T-Shirts, Jeans und Sneakers

ganz das Klischee - schöne russische Frauen in Pelz und unscheinbare Männer. Copyright: TASS

ganz das Klischee - schöne russische Frauen in Pelz und unscheinbare Männer. Copyright: TASS

Wer in Russland ein Büro oder die U-Bahn betritt, wird sofort über sein Erscheinungsbild auf den sozialen Status gemustert. Daher dürfen moderne Russen sich nicht erlauben, ärmer auszusehen, als ihre Mitmenschen. Das wirklich bemerkenswerte daran jedoch ist, dass man nicht besser sein will. Man will eben nicht aus dem Durchschnitt ausscheren.

Dieses Verhalten schlägt sich stark in der Alltagskultur nieder. So würde z.B. ein Boutiquenverkäufer einen Kunden im Pelz höflicher behandeln, als einen Kunden in  einer Daunenjacke. Viele erklären diesen Snobismus mit der wirtschaftlichen Umbruchphase: Elegante Mode war Russen lange Zeit vorenthalten, also mussten sie sich mit minderwertiger Qualität heimischer Produkte abfinden. Und wenn es mal importierte Anziehsachen zu kaufen gab, mussten modebewusste russische Damen Schlange stehen. Für eine Deutsche Frau wäre dies wohl unvorstellbar. Nicht so in Russland, wo das stundenlange anstehen nach einem neuen BH noch vor 20 Jahren das Alltäglichste war. Damals glich ein Fläschchen polnischen Nagellacks einem Wunder, französisches Parfum war die Exklusivität schlechthin. Und für die meisten Russinnen leider unerreichbarer Wunschtraum. Die wenigen Ausreisefähigen – Diplomaten, Parteibeamte, Kulturschaffende, Fachkräfte und einfache Seeleute – waren höchst angesehene Bürger, denn sie konnten sich im Ausland ankleiden.

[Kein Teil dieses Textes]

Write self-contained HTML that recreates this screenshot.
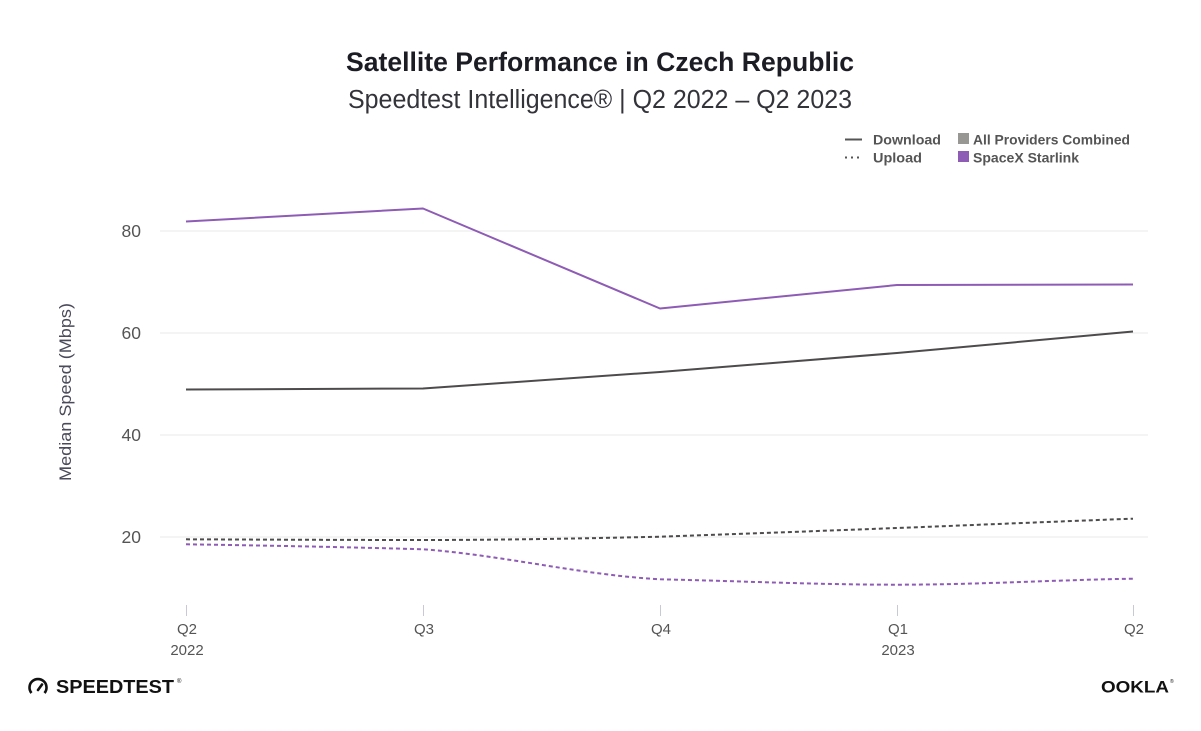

Mit dem Aufschwung kommt die Veränderung

Dieses System der „Armut-Gleichheit“, wie Russen oft scherzten, zerbrach mit dem Untergang der sowjetischen Wirtschaft. In den turbulenten Neunzigern spielte die Mode eine untergeordnete Rolle. Erst mit dem wirtschafltlichen Aufschwung kam das Thema wieder auf. Inzwischen beträgt das Einkommen der „Reichsten zehn Prozent“ der Gesellschaft das 16-fache davon, was die „Ärmsten zehn Prozent“ verdienen, und zwar durchschnittlich. Nach inoffiziellen Schätzungen liegt das Arm-Reich-Gefälle in Ballungsräumen sogar bei Faktor 40. In den USA liegt dieser bei 12, in Europa bei vier bis sechs. Daher fällt auch Moskau so durch seine Gegensätze auf. Luxuriöse Limusinen teilen sich die Straße mit klapprigen Rostlauben, glaumuröse Schönheiten defilieren über Bürgersteige, wo Rentnerinnen um Almosen betteln. Der Kult der Macht und des Prunks steht im heutigen Russland ganz oben. Und so schnell wird sich dieser Trend auch nicht legen: Wirtschaftswissenschaftler gehen davon aus, dass es mehrere Jahrzehnte wirtschaftlicher Stabilität braucht, bis man seinen Status nicht nur durch Besitztümer wie Autos, Kleidung oder Immobilien symbolisiert, sondern auch durch persönliche Erfolge in Karriere und Privatleben.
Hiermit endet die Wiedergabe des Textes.